- Location: Kafr Takharim, Idlib Governorate, Syria
- Target: Military training camp run by Faylaq al-Sham
- Date: 26 October 2020
- Executed by: Russian Air Force
- Casualties: 78–105 fighters killed 100+ fighters wounded 90 fighters injured

= 2020 Kafr Takharim airstrike =

Airstrike during the Syrian civil war

The 2020 Kafr Takharim airstrike occurred on 26 October 2020 when the Russian Air Force targeted a training camp run by Faylaq al-Sham, an Islamist Syrian rebel group backed by Turkey, near the town of Kafr Takharim, around 10 kilometers from the Turkish border. At the time of the attack, there were over 180 rebels in the camp. At least 78 people were killed and over 100 were wounded.

== Attack ==
According to the Syrian Observatory for Human Rights, the target site was a training camp that was bombed, while dozens of fighters were being trained before being transferred to Azerbaijan. The Russian Defense Ministry refused to comment on the incident.

The attack inflicted the highest number of casualties since the Russian-Turkish ceasefire that ended the Northwestern Syria offensive in March 2020. Director of the Syrian Observatory for Human Rights, Rami Abdel Rahman called it the fiercest attack against the Sham Legion since the Russian military intervention in September 2015.

Sources close to the Syrian government put the death toll at 200 dead and wounded.

On 1 November 2020, the Syrian Observatory for Human Rights updated the number of casualties to 79 dead and dozens wounded.

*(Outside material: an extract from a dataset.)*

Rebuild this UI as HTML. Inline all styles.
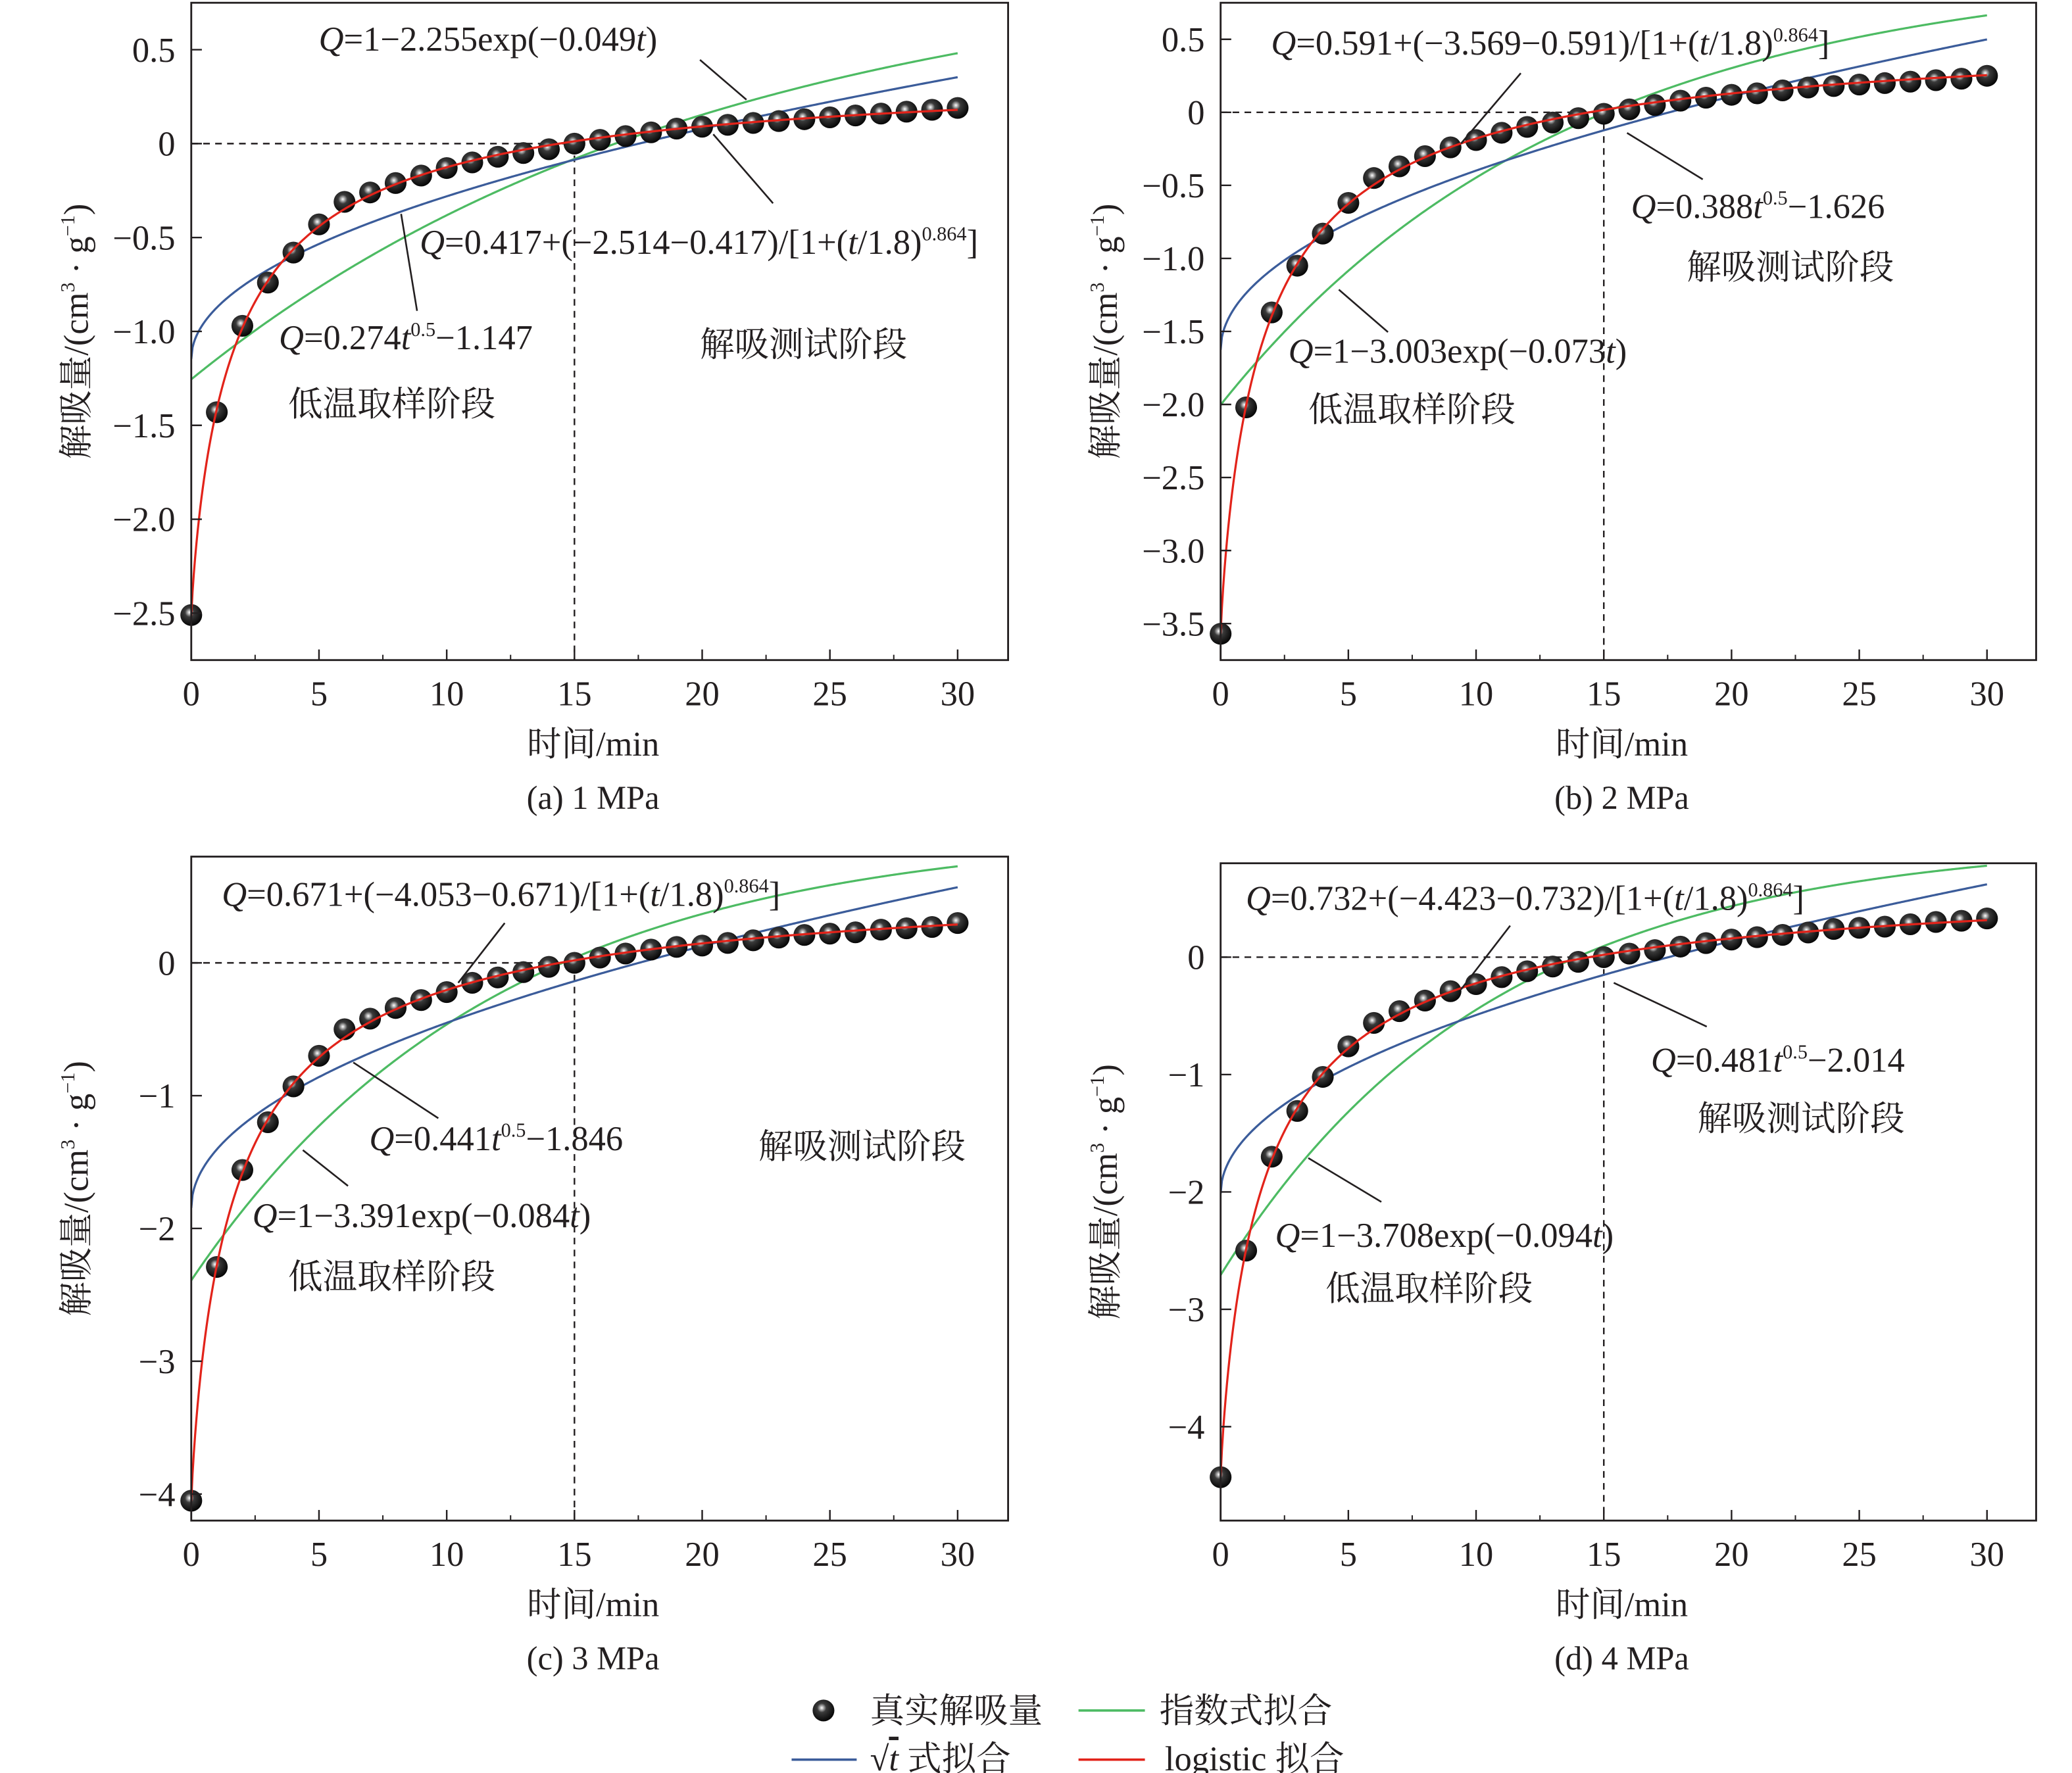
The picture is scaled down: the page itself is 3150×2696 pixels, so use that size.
<!DOCTYPE html>
<html><head><meta charset="utf-8">
<style>
html,body{margin:0;padding:0;background:#fff;}
svg{display:block;}
text{font-family:"Liberation Serif","Noto Serif CJK SC","Noto Sans CJK SC",serif;fill:#231f20;}
</style></head>
<body>
<svg id="fig" width="3150" height="2696" viewBox="0 0 1560 1335" xmlns="http://www.w3.org/2000/svg">
<defs>
<radialGradient id="ball" cx="0.42" cy="0.38" r="0.6">
<stop offset="0" stop-color="#ffffff"/>
<stop offset="0.18" stop-color="#9a9a9a"/>
<stop offset="0.35" stop-color="#3a3a3a"/>
<stop offset="1" stop-color="#080808"/>
</radialGradient>
</defs>
<g id="root"></g>
</svg>
<script>
const NS="http://www.w3.org/2000/svg";
const times=[0,1,2,3,4,5,6,7,8,9,10,11,12,13,14,15,16,17,18,19,20,21,22,23,24,25,26,27,28,29,30];
const dataA=[-2.51,-1.43,-0.97,-0.74,-0.58,-0.43,-0.31,-0.26,-0.21,-0.17,-0.13,-0.10,-0.07,-0.05,-0.03,0.0,0.02,0.04,0.06,0.08,0.09,0.10,0.11,0.12,0.13,0.14,0.15,0.16,0.17,0.18,0.19];
const dataB=[-3.57,-2.02,-1.37,-1.05,-0.83,-0.62,-0.45,-0.37,-0.30,-0.24,-0.19,-0.14,-0.10,-0.07,-0.04,-0.01,0.02,0.05,0.08,0.10,0.12,0.13,0.15,0.17,0.18,0.19,0.20,0.21,0.22,0.23,0.25];
const dataC=[-4.05,-2.29,-1.56,-1.20,-0.93,-0.70,-0.50,-0.42,-0.34,-0.28,-0.22,-0.15,-0.11,-0.07,-0.03,0.0,0.04,0.07,0.10,0.12,0.13,0.15,0.17,0.19,0.21,0.22,0.23,0.25,0.26,0.27,0.30];
const dataD=[-4.43,-2.50,-1.70,-1.31,-1.02,-0.76,-0.56,-0.46,-0.37,-0.29,-0.23,-0.17,-0.12,-0.08,-0.04,0.0,0.03,0.06,0.09,0.12,0.15,0.17,0.19,0.21,0.24,0.25,0.26,0.28,0.30,0.31,0.33];
const sqrtA=[0.274,-1.147], expA=[2.255,0.049], logA=[0.417,-2.514,1.8,0.864];
const sqrtB=[0.388,-1.626], expB=[3.003,0.073], logB=[0.591,-3.569,1.8,0.864];
const sqrtC=[0.441,-1.846], expC=[3.391,0.084], logC=[0.671,-4.053,1.8,0.864];
const sqrtD=[0.481,-2.014], expD=[3.708,0.094], logD=[0.732,-4.423,1.8,0.864];
const yTicksA=[0.5,0,-0.5,-1.0,-1.5,-2.0,-2.5];
const yTicksB=[0.5,0,-0.5,-1.0,-1.5,-2.0,-2.5,-3.0,-3.5];
const yTicksC=[0,-1,-2,-3,-4];
const yTicksD=[0,-1,-2,-3,-4];
const xTicks=[0,5,10,15,20,25,30];

const root=document.getElementById('root');
function mk(tag,attrs,parent){const e=document.createElementNS(NS,tag);for(const k in attrs)e.setAttribute(k,attrs[k]);(parent||root).appendChild(e);return e;}
function fmt(v,dec){let s=dec?v.toFixed(1):String(v);if(v===0)s="0";return s.replace('-','\u2212');}

const panels=[
 {id:'a',L:144,R:759,T:2,B:497,x30:721,ymin:-2.75,ymax:0.75,data:dataA,sq:sqrtA,ex:expA,lg:logA,ticks:yTicksA,dec:true,label:'(a) 1 MPa'},
 {id:'b',L:919,R:1533,T:2,B:497,x30:1496,ymin:-3.75,ymax:0.75,data:dataB,sq:sqrtB,ex:expB,lg:logB,ticks:yTicksB,dec:true,label:'(b) 2 MPa'},
 {id:'c',L:144,R:759,T:645,B:1145,x30:721,ymin:-4.2,ymax:0.8,data:dataC,sq:sqrtC,ex:expC,lg:logC,ticks:yTicksC,dec:false,label:'(c) 3 MPa'},
 {id:'d',L:919,R:1533,T:650,B:1145,x30:1496,ymin:-4.8,ymax:0.8,data:dataD,sq:sqrtD,ex:expD,lg:logD,ticks:yTicksD,dec:false,label:'(d) 4 MPa'}
];

panels.forEach(p=>{
 const g=mk('g',{});
 
 
 const xs=t=>p.L+(p.x30-p.L)*t/30;
 const ys=v=>p.T+(p.ymax-v)/(p.ymax-p.ymin)*(p.B-p.T);
 const cp=mk('clipPath',{id:'clip'+p.id},g);
 mk('rect',{x:p.L,y:p.T,width:p.R-p.L,height:p.B-p.T},cp);
 const dh=mk('line',{x1:p.L,y1:ys(0),x2:xs(15),y2:ys(0),stroke:'#231f20','stroke-width':1.2,'stroke-dasharray':'5,4'},g);
 
 
 const dv=mk('line',{x1:xs(15),y1:ys(0),x2:xs(15),y2:p.B,stroke:'#231f20','stroke-width':1.2,'stroke-dasharray':'5,4'},g);
 
 
 const fSq=t=>p.sq[0]*Math.sqrt(t)+p.sq[1];
 const fEx=t=>1-p.ex[0]*Math.exp(-p.ex[1]*t);
 const fLg=t=>p.lg[0]+(p.lg[1]-p.lg[0])/(1+Math.pow(t/p.lg[2],p.lg[3]));
 [[fEx,'#4dbb63','exp-fit-curve'],[fSq,'#3b5c9a','sqrt-fit-curve']].forEach(([f,c,n])=>{
  let d='';for(let i=0;i<=600;i++){const t=30*i/600;d+=(i?'L':'M')+xs(t).toFixed(2)+','+ys(f(t)).toFixed(2);}
  const pa=mk('path',{d:d,fill:'none',stroke:c,'stroke-width':1.6,'clip-path':'url(#clip'+p.id+')'},g);
  
  
 });
 p.data.forEach((v,i)=>{
  const c=mk('circle',{cx:xs(times[i]),cy:ys(v),r:8.2,fill:'url(#ball)'},g);
  
  
 });
 let d='';for(let i=0;i<=600;i++){const t=30*i/600;d+=(i?'L':'M')+xs(t).toFixed(2)+','+ys(fLg(t)).toFixed(2);}
 const lp=mk('path',{d:d,fill:'none',stroke:'#e2231a','stroke-width':1.6,'clip-path':'url(#clip'+p.id+')'},g);
 
 
 const fr=mk('rect',{x:p.L,y:p.T,width:p.R-p.L,height:p.B-p.T,fill:'none',stroke:'#231f20','stroke-width':1.4},g);
 
 
 xTicks.forEach(t=>{
  mk('line',{x1:xs(t),y1:p.B,x2:xs(t),y2:p.B-8,stroke:'#231f20','stroke-width':1.2},g);
  if(t<30) mk('line',{x1:xs(t+2.5),y1:p.B,x2:xs(t+2.5),y2:p.B-4,stroke:'#231f20','stroke-width':1},g);
  const tx=mk('text',{x:xs(t),y:p.B+34,'text-anchor':'middle','font-size':26},g);
  tx.textContent=String(t);
  
  
 });
 p.ticks.forEach(v=>{
  mk('line',{x1:p.L,y1:ys(v),x2:p.L+8,y2:ys(v),stroke:'#231f20','stroke-width':1.2},g);
  const tx=mk('text',{x:p.L-12,y:ys(v)+9,'text-anchor':'end','font-size':26},g);
  tx.textContent=fmt(v,p.dec);
  
  
 });
 const cx=(p.L+p.R)/2-5;
 const xt=mk('text',{x:cx,y:p.B+72,'text-anchor':'middle','font-size':26},g);
 xt.textContent='时间/min';
 
 
 const cap=mk('text',{x:cx,y:p.B+112,'text-anchor':'middle','font-size':25},g);
 cap.textContent=p.label;
 
 
 const yc=(p.T+p.B)/2, yx=p.L-78;
 const yt=mk('text',{x:yx,y:yc,'text-anchor':'middle','font-size':26,transform:'rotate(-90 '+yx+' '+yc+')'},g);
 yt.innerHTML='解吸量/(cm<tspan font-size="15" dy="-10">3</tspan><tspan dy="10"> · g</tspan><tspan font-size="15" dy="-10">−1</tspan><tspan dy="10">)</tspan>';
 
 
});

const notes=[
 ['<tspan font-style="italic">Q</tspan>=1−2.255exp(−0.049<tspan font-style="italic">t</tspan>)',240,38],
 ['<tspan font-style="italic">Q</tspan>=0.417+(−2.514−0.417)/[1+(<tspan font-style="italic">t</tspan>/1.8)<tspan font-size="15" dy="-10">0.864</tspan><tspan dy="10">]</tspan>',316,191],
 ['<tspan font-style="italic">Q</tspan>=0.274<tspan font-style="italic">t</tspan><tspan font-size="15" dy="-10">0.5</tspan><tspan dy="10">−1.147</tspan>',210,263],
 ['低温取样阶段',217,313],['解吸测试阶段',527,268],
 ['<tspan font-style="italic">Q</tspan>=0.591+(−3.569−0.591)/[1+(<tspan font-style="italic">t</tspan>/1.8)<tspan font-size="15" dy="-10">0.864</tspan><tspan dy="10">]</tspan>',957,41],
 ['<tspan font-style="italic">Q</tspan>=0.388<tspan font-style="italic">t</tspan><tspan font-size="15" dy="-10">0.5</tspan><tspan dy="10">−1.626</tspan>',1228,164],
 ['解吸测试阶段',1270,210],
 ['<tspan font-style="italic">Q</tspan>=1−3.003exp(−0.073<tspan font-style="italic">t</tspan>)',970,273],
 ['低温取样阶段',985,317],
 ['<tspan font-style="italic">Q</tspan>=0.671+(−4.053−0.671)/[1+(<tspan font-style="italic">t</tspan>/1.8)<tspan font-size="15" dy="-10">0.864</tspan><tspan dy="10">]</tspan>',167,682],
 ['<tspan font-style="italic">Q</tspan>=0.441<tspan font-style="italic">t</tspan><tspan font-size="15" dy="-10">0.5</tspan><tspan dy="10">−1.846</tspan>',278,866],
 ['解吸测试阶段',571,872],
 ['<tspan font-style="italic">Q</tspan>=1−3.391exp(−0.084<tspan font-style="italic">t</tspan>)',190,924],
 ['低温取样阶段',217,970],
 ['<tspan font-style="italic">Q</tspan>=0.732+(−4.423−0.732)/[1+(<tspan font-style="italic">t</tspan>/1.8)<tspan font-size="15" dy="-10">0.864</tspan><tspan dy="10">]</tspan>',938,685],
 ['<tspan font-style="italic">Q</tspan>=0.481<tspan font-style="italic">t</tspan><tspan font-size="15" dy="-10">0.5</tspan><tspan dy="10">−2.014</tspan>',1243,807],
 ['解吸测试阶段',1278,851],
 ['<tspan font-style="italic">Q</tspan>=1−3.708exp(−0.094<tspan font-style="italic">t</tspan>)',960,939],
 ['低温取样阶段',998,979]
];
notes.forEach(n=>{
 const t=mk('text',{x:n[1],y:n[2],'font-size':26});
 t.innerHTML=n[0];
 
 
});
const leaders=[[527,45,562,75],[537,101,582,153],[302,161,314,234],
 [1145,55,1100,108],[1225,100,1282,135],[1008,218,1045,250],
 [380,695,345,740],[266,800,330,842],[228,866,262,893],
 [1137,697,1100,745],[1215,740,1285,773],[985,872,1040,905]];
leaders.forEach(l=>{
 const e=mk('line',{x1:l[0],y1:l[1],x2:l[2],y2:l[3],stroke:'#231f20','stroke-width':1.3});
 
 
});

const lg=mk('g',{});


const lm=mk('circle',{cx:620,cy:1288,r:8.2,fill:'url(#ball)'},lg);


[[812,862,1288,'#4dbb63'],[596,645,1325,'#3b5c9a'],[812,862,1325,'#e2231a']].forEach(s=>{
 const e=mk('line',{x1:s[0],y1:s[2],x2:s[1],y2:s[2],stroke:s[3],'stroke-width':1.8},lg);
 
 
});
[['真实解吸量',655,1297],['指数式拟合',873,1297],['logistic 拟合',877,1333]].forEach(s=>{
 const t=mk('text',{x:s[1],y:s[2],'font-size':26},lg);
 t.textContent=s[0];
 
 
});
const sq=mk('text',{x:655,y:1333,'font-size':26},lg);
sq.innerHTML='√<tspan font-style="italic" text-decoration="overline">t</tspan> 式拟合';


</script>
</body></html>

According to Youssef Hammoud, a spokesman for the groups, leaders of the camp were among those killed in the air strike. Theories suggest that 4chan may have been involved by giving the Russians the location of the camp after a video of the camp was posted to YouTube.

== Response ==
Syrian rebel factions launched a massive artillery attack on Syrian Arab Army positions on 27 October 2020, killing 15 soldiers; one rebel was killed in the return bombardment. The following day, another Syrian soldier was killed as rebels continued shelling SAA positions in Idlib province.

== Analysis ==
According to international observers, the targeted Russian attack on the Sham Legion was a "message" to Turkey. Director of the U.S.-based Middle East Institute Charles Lister told Al Jazeera that as the militia group was Turkey’s closest proxy in Idlib province, this "wasn't a Russian attack on the Syrian opposition as much as it was a direct hit against – and message to – Turkey". He added that it was possible that wider geopolitics had pushed Russia to strike, referring to the deployment by Turkey of Syrian militants to Libya and to the area of the Nagorno-Karabakh war.

== Reactions ==
On 27 October 2020, the U.S. special envoy for Syria James Jeffrey criticized the Russian attack and accused "the Assad regime and its Russian and Iranian allies of threatening the stability of the surrounding region, by continuing their quest for a military victory". He also stated "the attack was a dangerous escalation by the Assad government and apparent violation of the March 5 Idlib cease-fire agreement" and urged Assad and its allies to end their "needless, brutal war against the Syrian people".

The National Front for Liberation released a statement announcing the death of a "large number" of its fighters by Russian strikes and said it would not hesitate to retaliate. NLF spokesman Sayf Raad denounced the "Russian aircraft and regime forces continuously violating the Turkish-Russian deal in targeting military positions, villages and towns".

On 28 October 2020, in a parliamentary speech in Ankara, Turkish President Recep Tayyip Erdoğan condemned the attack on a site of the Turkish-backed Free Syrian Army, saying that Russia’s attack indicated its unwillingness to achieve a lasting peace in the region.